Waltrip joined the team on Friday as the interim driver until Steve Park can return from injuries suffered in a practice crash at Atlanta. New owner T.J. Beverley plans to reorganize Waltrip's old team and resume racing once Waltrip completes his stint with the Pennzoil car.
Beverley purchased Waltrip's team on Thursday, the same day the Texas jet airplane dealer allowed Waltrip to fill-in for Park. But on Sunday, all the business issues were far from Waltrip's mind. This day, Darrell Waltrip the driver was ready to take center stage and make his debut in the bright yellow car.
About four hours, 500 laps, and nearly a dozen accidents later the 51-year-old Waltrip used ice and cold water to recover from the extreme temperatures inside the Pennzoil Monte Carlo. But, as he sat on the couch in the lounge of the hauler he was smiling.
The opening act was a success. A 23rd-place finish.
"The bottom line is this the best this team has finished this year and this is the best I have finished this year," Waltrip said. "As we have said this whole arrangement is a win-win situation and I think you saw a little of that today."
Waltrip's results weren't spectacular if you consider he finished four laps behind Jeff Gordon and runner-up Terry Labonte.

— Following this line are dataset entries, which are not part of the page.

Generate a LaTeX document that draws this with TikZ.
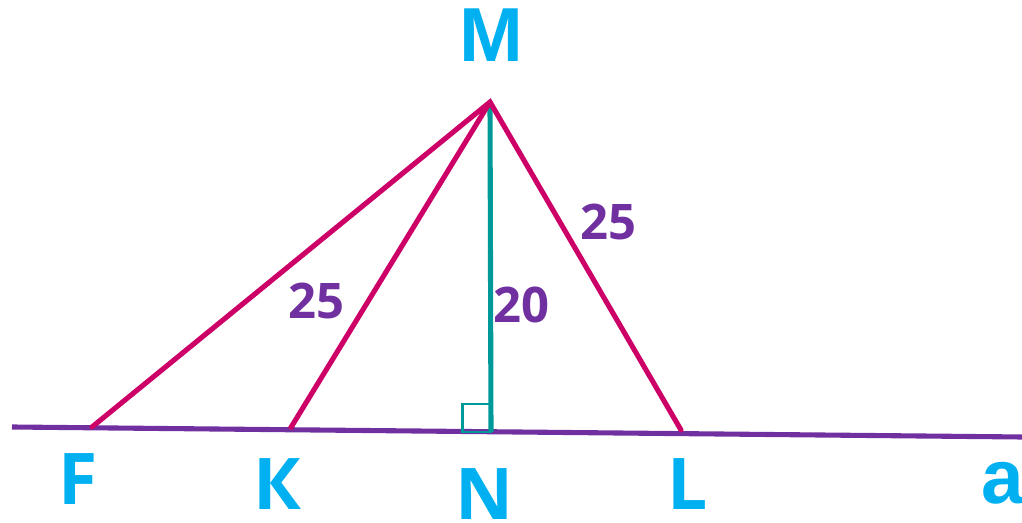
\documentclass[tikz,border=0pt]{standalone}
\usepackage{fontspec}
\newfontfamily\osans{Open Sans}
\newfontfamily\lsans{Liberation Sans}
\definecolor{lblcyan}{HTML}{00B0F0}
\definecolor{numpurple}{HTML}{7030A0}
\definecolor{segmag}{HTML}{CC0066}
\definecolor{perpteal}{HTML}{009999}
\begin{document}
\begin{tikzpicture}[x=0.02cm,y=-0.02cm,
  seg/.style={draw=segmag,line width=2.9pt},
  perp/.style={draw=perpteal,line width=2.9pt},
  lineA/.style={draw=numpurple,line width=2.9pt},
  ptlabel/.style={text=lblcyan,inner sep=0pt,font=\osans\bfseries\fontsize{40.6}{44}\selectfont},
  arlabel/.style={text=lblcyan,inner sep=0pt,font=\lsans\bfseries\fontsize{43.6}{46}\selectfont},
  numlabel/.style={text=numpurple,inner sep=0pt,font=\osans\bfseries\fontsize{27.9}{30}\selectfont}]
\useasboundingbox (0,0) rectangle (1022,523);
% points
\coordinate (M) at (490,102);
\coordinate (F) at (92,427);
\coordinate (K) at (290,429);
\coordinate (N) at (491,432);
\coordinate (L) at (681,430);
\coordinate (A1) at (12,427);
\coordinate (A2) at (1022,437);
% line a
\draw[lineA] (A1) -- (A2);
% right angle
\draw[draw=perpteal,line width=1.7pt] (462.5,432) rectangle (490.5,404);
% perpendicular
\draw[perp] (M) -- (N);
% segments
\draw[seg,line cap=round] (F) -- (M) -- (L);
\draw[seg] (K) -- (M);
% labels
\node[arlabel] (lM) at (491,35) {M};
\node[ptlabel] (lF) at (78,479) {F};
\node[ptlabel] (lK) at (277,484) {К};
\node[ptlabel] (lN) at (484,494) {N};
\node[ptlabel] (lL) at (688,484) {L};
\node[arlabel] (la) at (1003,483) {a};
\node[numlabel] (n1) at (316,301) {25};
\node[numlabel] (n2) at (521,305) {20};
\node[numlabel] (n3) at (608,222) {25};
\end{tikzpicture}
\end{document}
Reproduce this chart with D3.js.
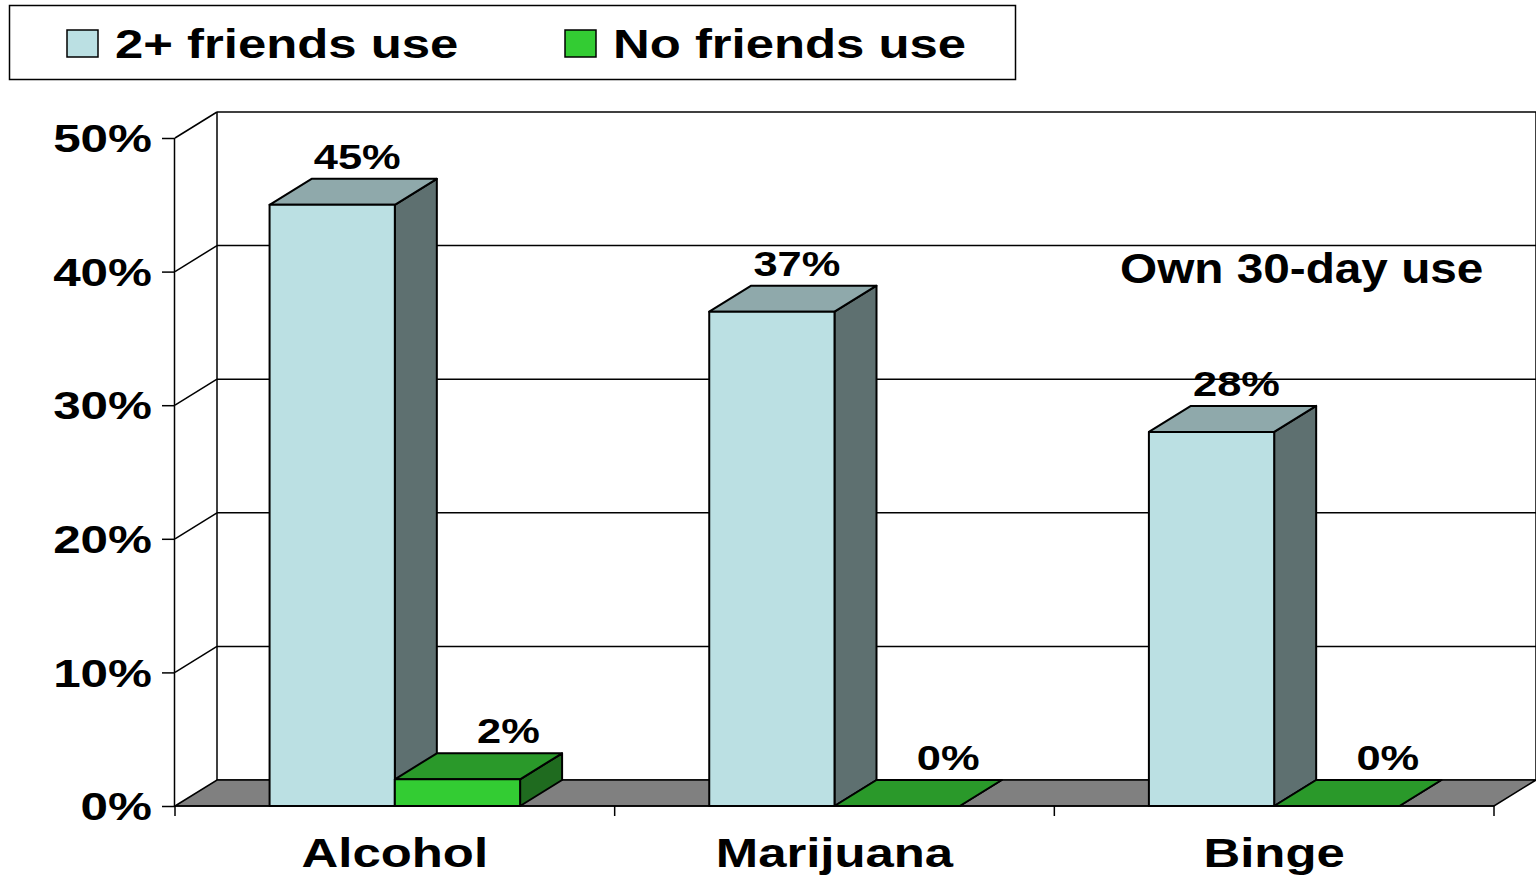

But consider this. Waltrip returned to the hauler after 500 laps on the treacherous track with an undamaged car, and some experience together with a new team.
"If 23rd place is the worst we are going to do then we are going to be OK," said Philippe Lopez, crew chief of the Pennzoil Monte Carlo.
Waltrip started last of the 43 cars crammed into the half-mile track and beat and banged with the back half of the field as drivers tried to keep from going a lap down to leader Rusty Wallace who set a blistering pace.
"We didn't seem to be very fast on sticker (new) tires, but after a few laps we could run the same times as most of the fast guys," Waltrip said.
It took the leaders more than 200 laps before they could pass Waltrip and only after a loose condition developed on a long green flag run. Waltrip spent most of the second half of the race battling the handling problem.
But Waltrip avoided accidents, never forced the car where it shouldn't be and managed to leave Bristol with a higher finish than some faster cars that succumb to accidents.
"This was my car we raced here this weekend and next week at Texas we plan to run an Earnhardt Inc. car and I'm interested to see how that goes," Waltrip said. "This is going to be pretty fun."
Waltrip returns to the track this weekend at Texas Motor Speedway.